Konsystencja idealnej gładzi szpachlowej - jak ją osiągnąć?
Konsystencja gładzi szpachlowej to temat rzeka. Można o niej dyskutować godzinami, a i tak każdy fachowiec będzie miał swoją własną definicję "ideału". Jedno jest pewne – konsystencja gładzi ma kluczowe znaczenie dla komfortu pracy i efektu końcowego. Zbyt rzadka gładź będzie spływać, zbyt gęsta – ciężko się rozprowadzać. Idealna konsystencja to złoty środek, który pozwala na łatwe i precyzyjne nakładanie, a jednocześnie nie spływa z powierzchni pionowych.
Jak zatem opisać tę mityczną idealną konsystencję gładzi szpachlowej? Fachowcy często posługują się porównaniem do masła. Tak, dobrze słyszycie – masła! Gładź do nakładania ręcznego powinna mieć konsystencję masła, wyjętego na chwilę z lodówki i lekko zmiękczonego w temperaturze pokojowej. Powinna być plastyczna, łatwo rozprowadzać się pod pacą, ale jednocześnie nie powinna być zbyt rzadka i lejąca. Wyobraźcie sobie, że nakładacie masło na kanapkę – dokładnie tak powinna zachowywać się idealna gładź. Rozprowadza się gładko, równomiernie, i nie spływa z noża.

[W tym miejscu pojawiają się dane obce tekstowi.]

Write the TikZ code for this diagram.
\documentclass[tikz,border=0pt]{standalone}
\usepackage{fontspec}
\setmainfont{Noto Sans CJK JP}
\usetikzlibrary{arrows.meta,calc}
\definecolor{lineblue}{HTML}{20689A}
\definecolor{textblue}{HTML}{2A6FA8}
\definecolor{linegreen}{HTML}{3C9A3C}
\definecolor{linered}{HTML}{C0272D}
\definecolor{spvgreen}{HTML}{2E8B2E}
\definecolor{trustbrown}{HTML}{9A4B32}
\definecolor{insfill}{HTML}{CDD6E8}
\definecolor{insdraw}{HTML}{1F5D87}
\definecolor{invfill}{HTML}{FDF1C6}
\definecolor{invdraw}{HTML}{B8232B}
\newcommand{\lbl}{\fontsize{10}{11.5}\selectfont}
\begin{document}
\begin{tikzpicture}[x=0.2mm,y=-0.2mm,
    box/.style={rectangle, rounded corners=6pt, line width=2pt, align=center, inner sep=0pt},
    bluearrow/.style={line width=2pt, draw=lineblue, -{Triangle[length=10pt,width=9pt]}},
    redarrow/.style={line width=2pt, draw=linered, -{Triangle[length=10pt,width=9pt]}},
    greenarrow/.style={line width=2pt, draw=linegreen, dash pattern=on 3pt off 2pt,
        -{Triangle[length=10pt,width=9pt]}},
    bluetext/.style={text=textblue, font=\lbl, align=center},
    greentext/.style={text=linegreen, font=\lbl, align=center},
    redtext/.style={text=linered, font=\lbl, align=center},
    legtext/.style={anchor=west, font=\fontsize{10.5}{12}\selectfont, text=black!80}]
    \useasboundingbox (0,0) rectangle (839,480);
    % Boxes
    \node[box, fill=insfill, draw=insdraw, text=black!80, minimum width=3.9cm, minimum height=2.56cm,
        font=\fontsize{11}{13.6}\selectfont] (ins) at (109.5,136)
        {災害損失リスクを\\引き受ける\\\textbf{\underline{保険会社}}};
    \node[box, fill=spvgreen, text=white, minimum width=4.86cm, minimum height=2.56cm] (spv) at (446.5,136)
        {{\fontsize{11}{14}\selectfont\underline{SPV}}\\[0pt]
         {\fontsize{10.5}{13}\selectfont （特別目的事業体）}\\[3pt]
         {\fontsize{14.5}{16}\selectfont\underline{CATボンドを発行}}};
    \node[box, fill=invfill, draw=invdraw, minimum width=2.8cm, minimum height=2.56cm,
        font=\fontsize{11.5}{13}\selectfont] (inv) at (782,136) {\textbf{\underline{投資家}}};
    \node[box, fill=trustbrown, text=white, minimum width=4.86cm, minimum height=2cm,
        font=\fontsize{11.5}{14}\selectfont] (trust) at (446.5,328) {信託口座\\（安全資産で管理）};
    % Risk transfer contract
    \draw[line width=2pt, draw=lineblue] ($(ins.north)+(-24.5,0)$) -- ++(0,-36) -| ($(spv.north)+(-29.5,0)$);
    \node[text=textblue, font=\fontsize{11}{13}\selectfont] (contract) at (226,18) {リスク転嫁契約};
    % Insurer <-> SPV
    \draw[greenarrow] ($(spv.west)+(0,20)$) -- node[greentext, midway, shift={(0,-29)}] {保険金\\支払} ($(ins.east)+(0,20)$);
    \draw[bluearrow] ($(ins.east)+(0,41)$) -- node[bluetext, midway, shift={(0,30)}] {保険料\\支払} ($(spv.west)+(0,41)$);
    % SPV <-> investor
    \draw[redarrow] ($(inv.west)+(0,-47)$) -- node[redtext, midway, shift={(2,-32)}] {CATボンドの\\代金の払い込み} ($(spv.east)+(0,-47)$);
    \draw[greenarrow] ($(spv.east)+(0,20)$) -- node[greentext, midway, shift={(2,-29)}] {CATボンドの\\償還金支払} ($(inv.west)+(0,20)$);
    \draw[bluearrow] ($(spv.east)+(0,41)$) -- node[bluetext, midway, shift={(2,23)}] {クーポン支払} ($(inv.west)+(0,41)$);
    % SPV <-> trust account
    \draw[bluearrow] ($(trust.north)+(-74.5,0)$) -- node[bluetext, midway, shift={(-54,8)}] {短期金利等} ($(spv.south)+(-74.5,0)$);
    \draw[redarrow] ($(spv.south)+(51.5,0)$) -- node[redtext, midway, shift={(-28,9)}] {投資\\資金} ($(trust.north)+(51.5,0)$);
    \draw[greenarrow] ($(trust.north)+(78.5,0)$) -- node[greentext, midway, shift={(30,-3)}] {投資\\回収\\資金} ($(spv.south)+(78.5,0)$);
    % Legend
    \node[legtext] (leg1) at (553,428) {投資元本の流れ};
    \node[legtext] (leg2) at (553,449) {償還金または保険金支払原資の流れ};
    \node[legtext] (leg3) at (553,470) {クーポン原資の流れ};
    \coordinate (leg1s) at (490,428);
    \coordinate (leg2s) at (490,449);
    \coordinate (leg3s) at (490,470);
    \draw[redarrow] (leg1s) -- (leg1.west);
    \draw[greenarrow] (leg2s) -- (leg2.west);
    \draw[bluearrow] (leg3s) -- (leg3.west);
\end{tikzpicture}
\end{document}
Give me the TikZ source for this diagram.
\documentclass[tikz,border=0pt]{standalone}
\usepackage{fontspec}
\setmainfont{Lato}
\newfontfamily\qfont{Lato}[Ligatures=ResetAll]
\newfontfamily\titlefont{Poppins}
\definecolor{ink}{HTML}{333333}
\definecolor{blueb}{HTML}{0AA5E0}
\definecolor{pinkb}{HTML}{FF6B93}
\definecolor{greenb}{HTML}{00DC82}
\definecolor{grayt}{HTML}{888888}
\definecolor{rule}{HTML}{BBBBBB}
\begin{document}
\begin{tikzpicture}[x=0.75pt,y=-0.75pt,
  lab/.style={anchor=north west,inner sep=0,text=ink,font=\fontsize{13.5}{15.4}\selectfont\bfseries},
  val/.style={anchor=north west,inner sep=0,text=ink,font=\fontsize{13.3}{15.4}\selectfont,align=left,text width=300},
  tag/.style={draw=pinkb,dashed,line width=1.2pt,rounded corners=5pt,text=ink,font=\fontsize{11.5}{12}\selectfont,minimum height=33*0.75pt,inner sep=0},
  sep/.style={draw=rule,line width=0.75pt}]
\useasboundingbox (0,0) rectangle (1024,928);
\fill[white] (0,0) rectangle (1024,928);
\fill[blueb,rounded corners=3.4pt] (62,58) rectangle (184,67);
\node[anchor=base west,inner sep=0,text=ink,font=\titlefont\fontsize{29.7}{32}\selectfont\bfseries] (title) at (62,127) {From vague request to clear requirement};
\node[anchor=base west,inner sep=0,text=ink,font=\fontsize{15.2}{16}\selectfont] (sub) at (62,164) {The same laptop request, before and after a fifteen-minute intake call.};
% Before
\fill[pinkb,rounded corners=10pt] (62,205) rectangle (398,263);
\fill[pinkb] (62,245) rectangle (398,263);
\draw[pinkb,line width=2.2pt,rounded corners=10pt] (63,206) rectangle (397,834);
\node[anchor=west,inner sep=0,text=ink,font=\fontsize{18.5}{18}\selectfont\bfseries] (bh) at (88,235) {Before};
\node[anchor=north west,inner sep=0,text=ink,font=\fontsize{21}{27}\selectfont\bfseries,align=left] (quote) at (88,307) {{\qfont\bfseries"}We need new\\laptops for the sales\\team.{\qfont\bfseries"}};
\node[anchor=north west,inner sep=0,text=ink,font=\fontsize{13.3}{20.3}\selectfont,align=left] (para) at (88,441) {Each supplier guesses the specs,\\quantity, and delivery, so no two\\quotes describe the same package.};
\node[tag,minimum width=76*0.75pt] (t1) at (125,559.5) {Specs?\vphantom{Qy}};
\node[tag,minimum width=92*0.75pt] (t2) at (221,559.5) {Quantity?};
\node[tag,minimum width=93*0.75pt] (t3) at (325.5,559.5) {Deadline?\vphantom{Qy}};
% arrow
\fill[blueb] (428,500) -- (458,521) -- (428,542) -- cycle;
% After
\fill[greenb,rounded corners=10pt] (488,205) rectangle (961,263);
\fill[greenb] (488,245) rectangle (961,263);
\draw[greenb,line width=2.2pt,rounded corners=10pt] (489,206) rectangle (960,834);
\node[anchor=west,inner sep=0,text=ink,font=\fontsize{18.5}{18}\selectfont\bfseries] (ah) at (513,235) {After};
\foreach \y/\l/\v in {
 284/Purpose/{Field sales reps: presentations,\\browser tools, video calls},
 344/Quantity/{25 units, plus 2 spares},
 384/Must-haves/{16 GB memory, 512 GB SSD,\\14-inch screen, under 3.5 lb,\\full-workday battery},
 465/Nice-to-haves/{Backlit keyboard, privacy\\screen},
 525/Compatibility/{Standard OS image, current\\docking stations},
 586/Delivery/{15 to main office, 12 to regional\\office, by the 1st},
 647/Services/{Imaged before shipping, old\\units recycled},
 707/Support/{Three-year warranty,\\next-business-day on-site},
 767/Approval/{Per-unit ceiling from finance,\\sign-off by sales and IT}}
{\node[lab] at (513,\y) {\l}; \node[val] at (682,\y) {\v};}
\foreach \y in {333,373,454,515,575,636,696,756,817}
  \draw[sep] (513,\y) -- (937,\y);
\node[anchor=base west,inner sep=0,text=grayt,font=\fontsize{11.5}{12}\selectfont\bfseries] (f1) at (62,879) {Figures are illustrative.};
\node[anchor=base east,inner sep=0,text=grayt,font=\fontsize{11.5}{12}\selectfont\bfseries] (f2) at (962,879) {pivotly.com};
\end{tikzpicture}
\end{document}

A co z gładzią do nakładania mechanicznego? Tutaj sytuacja jest nieco inna. Agregaty hydrodynamiczne, jak już wspominaliśmy, wymagają gładzi o nieco rzadszej konsystencji. Masa do natrysku powinna być bardziej wodnista niż gładź ręczna, ale nadal nie może być zbyt rzadka, jak woda. Konsystencja gładzi maszynowej można porównać do gęstej śmietany lub jogurtu pitnego. Powinna być wystarczająco płynna, aby łatwo przechodziła przez dyszę agregatu, ale jednocześnie na tyle gęsta, aby nie chlapać i nie spływać po ścianie. Kluczowe jest tutaj wyczucie balansu – zbyt rzadka masa będzie tworzyć zacieki i utrudni precyzyjne natryskiwanie, a zbyt gęsta może zapchać dyszę urządzenia.
Niezależnie od metody nakładania, jednym z największych wrogów idealnej konsystencji gładzi są grudki. Grudki to nic innego jak niedokładnie rozmieszane fragmenty suchej gładzi, które potrafią zepsuć cały efekt naszej pracy. Gładź z grudkami nigdy nie da idealnie gładkiej powierzchni. Będzie się ciągnąć, krzywić, a szlifowanie stanie się prawdziwym koszmarem. Dlatego też, mieszanie gładzi trzeba poświęcić szczególną uwagę, dbając o to, aby masa była idealnie jednolita i pozbawiona grudek. Jeśli po wymieszaniu zauważycie grudki, nie wahajcie się – przecedźcie gładź przez sito budowlane lub gęstą siatkę. To prosty trik, który może uratować Wasze ściany przed katastrofą. Pamiętajcie też, że większość gładzi szpachlowych wymaga ponownego wymieszania po odczekaniu około 5 minut od rozrobienia. Jest to tak zwany czas "dojrzewania" gładzi, podczas którego masa nabiera ostatecznej konsystencji. Po tym czasie, jeszcze raz krótko mieszamy gładź i możemy przystąpić do nakładania. Osiągnięcie idealnej konsystencji gładzi szpachlowej wymaga praktyki i wyczucia, ale stosując się do powyższych wskazówek, szybko staniecie się mistrzami w tej dziedzinie.